Souvenez-vous des images de Lost in Translation de Sofia Coppola. C'est le jour en pleine nuit avec des enseignes allant de la moindre boutique de « tout à cent yens » à l'écran publicitaire géant à cristaux qui couvre la moitié d'un immeuble où se dandinent des rock stars ou un diplodocus.

Les centrales nucléaires « ont toutes des problèmes différents : un vrai casse-tête », poursuit-il. Et Tepco (NDA : l'exploitant des centrales de Fukushima Dai-Ichi et Dai-Ni) continue malgré les problèmes que son manque de transparence lui a causé lors de la catastrophe, à utiliser une rigide langue de bois.

Une paille !

Il y a des fuites d'eau contaminée dans les sous-sols de la centrale, « et sans doute dans le sous-sol tout court. Des milliards de becquerels : une paille ! », souligne mon Tokyoïte.

Tepco parle d'une troisième fuite toujours inexpliquée d'eau très radioactive constatée autour du réservoir numéro 1 après des pannes similaires sur les 2 et 3. « Des examens sont actuellement en cours ». Ce genre de propos laconiques affolent la communauté internationale à commencer par la proche Russie.

« Etant donné que les Japonais refusent de laisser entrer (dans la centrale) des spécialistes étrangers, nous vivons mal la situation », déclare Guennadi Onichtchenko, le chef des services sanitaires russes. Pour lui, actuellement, les Japonais « ne peuvent régler la situation ».

Mon ami se veut rassurant néanmoins. « J'ai vérifié sur internet les taux de radioactivité sur Tokyo : apparemment ce n'est pas pire (qu'avant les fuites) malgré des pics et des chutes de plus en plus nombreux ». Il est, selon lui, « difficile d'en conclure quelque chose ». Soit.

Voilà pour le volet nucléaire civil. Mais Tokyo vit aussi des heures qu'elle croyait pourtant reléguées au rang du souvenir (pourtant présent et très cruel dans l'esprit des Anciens...)

Avec la menace - d'une intensité qui nécessite la prise au sérieux - d'un éventuel tir nucléaire de la Corée du Nord, les autorités ont déployé des lanceurs de missiles d'interception « Patriot » dans la capitale.

Mon ami, très matinal et sportif, croise désormais des uniformes et un terrible appareillage en se rendant quotidiennement dès potron minet à son « Dojo » de Shinjuku, quartier d'affaires qui compte le plus grand nombre d'étrangers au sein de la capitale.

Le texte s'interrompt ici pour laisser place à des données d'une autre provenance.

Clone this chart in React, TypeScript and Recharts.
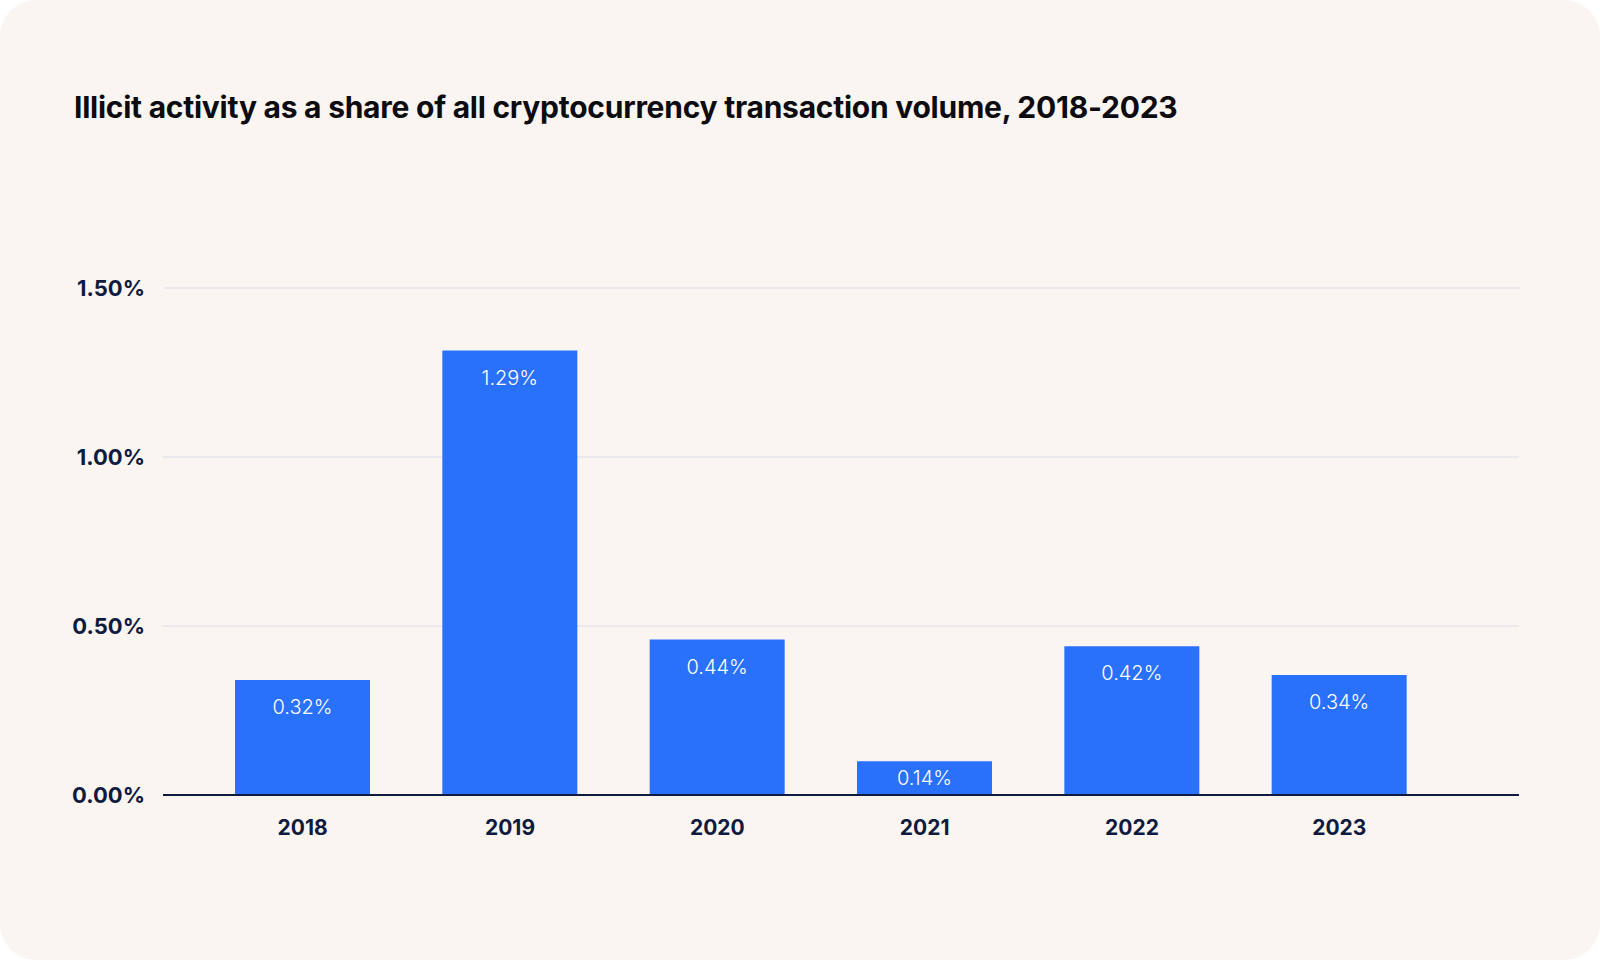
import React from 'react';
import { BarChart, Bar, XAxis, YAxis, CartesianGrid, LabelList } from 'recharts';

// Years on the x axis
const years = ['2018', '2019', '2020', '2021', '2022', '2023'];
// Bar heights as drawn in the source chart (% of volume)
const shares = [0.34, 1.315, 0.46, 0.1, 0.44, 0.355];
// Value labels printed inside the bars
const shareLabels = ['0.32%', '1.29%', '0.44%', '0.14%', '0.42%', '0.34%'];
// Y axis ticks
const yTicks = [0, 0.5, 1, 1.5];

const NAVY = '#0e1a3e';
const BLUE = '#2970fb';
const FONT = 'Inter, "Noto Sans", sans-serif';

const data = years.map((year, i) => ({ year, share: shares[i], label: shareLabels[i] }));

// label sits near the top of the bar, but stays centred in short bars
const BarValue = (props: any) => {
  const { x, y, width, height, value } = props;
  const cy = Math.min(y + 27, y + height / 2);
  return (
    <text
      x={x + width / 2}
      y={cy}
      textAnchor="middle"
      dominantBaseline="central"
      fill="#ffffff"
      fontSize={20}
      fontWeight={300}
      fontFamily={FONT}
    >
      {value}
    </text>
  );
};

const App: React.FC = () => {
  return (
    <div style={{ position: 'fixed', left: 0, top: 0, width: 1600, height: 960, background: '#ffffff' }}>
      <div
        style={{
          position: 'absolute',
          left: 0,
          top: 0,
          width: 1600,
          height: 960,
          borderRadius: 36,
          background: '#faf5f1',
          overflow: 'hidden',
        }}
      >
        <div
          style={{
            position: 'absolute',
            left: 74,
            top: 89,
            fontFamily: FONT,
            fontWeight: 700,
            fontSize: 30,
            letterSpacing: -0.25,
            color: '#0b0b10',
            whiteSpace: 'nowrap',
          }}
        >
          Illicit activity as a share of all cryptocurrency transaction volume, 2018-2023
        </div>
        <div style={{ position: 'absolute', left: 0, top: 0 }}>
          <BarChart
            width={1600}
            height={960}
            data={data}
            margin={{ top: 288, right: 81, bottom: 135, left: 0 }}
          >
            <CartesianGrid vertical={false} stroke="#ebe8ee" strokeWidth={2} />
            <XAxis
              dataKey="year"
              height={30}
              padding={{ left: 36, right: 76 }}
              axisLine={{ stroke: NAVY, strokeWidth: 2 }}
              tickLine={false}
              tickSize={0}
              tickMargin={25}
              tick={{ fill: NAVY, fontSize: 21, fontWeight: 700, fontFamily: FONT }}
            />
            <YAxis
              width={163}
              domain={[0, 1.5]}
              ticks={yTicks}
              axisLine={false}
              tickLine={false}
              tickSize={0}
              tickMargin={18}
              tickFormatter={(v: number) => `${v.toFixed(2)}%`}
              tick={{ fill: NAVY, fontSize: 22, fontWeight: 700, fontFamily: FONT }}
            />
            <Bar dataKey="share" fill={BLUE} barSize={135} isAnimationActive={false}>
              <LabelList dataKey="label" content={BarValue} />
            </Bar>
          </BarChart>
        </div>
      </div>
    </div>
  );
};

export default App;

Personne, au sein de la communauté internationale vivant sur place, ne semble croire à un scénario « presse bouton » mais les mouvements de troupes au sol et en mer - le Japon a envoyé des destroyers équipés du système d'interception Aegis - alimentent bien entendu les conversations dans les Lamen Sho (NDA : restaurants de soupes et de nouilles), verre de bière « Asahi » (Lumière du matin...) en main .

Les forces d'auto-défense ont été autorisées à détruire tout missile nord-coréen qui menacerait le territoire. L'île d'Okinawa, dans le sud, pourrait être garnie de Patriot « de façon permanente ». Les missiles « Musudan » nord-Coréen, ont une portée maximum de 4 000 kilomètres et pourraient donc toucher l'île de Guam dans le Pacifique, où sont cantonnés 6 000 soldats américains.

Sinon, entre les millisieverts (unité de comptage de la radioactivité) et les casques lourds, la journée s'écoule « normalement » au pays du Soleil Levant.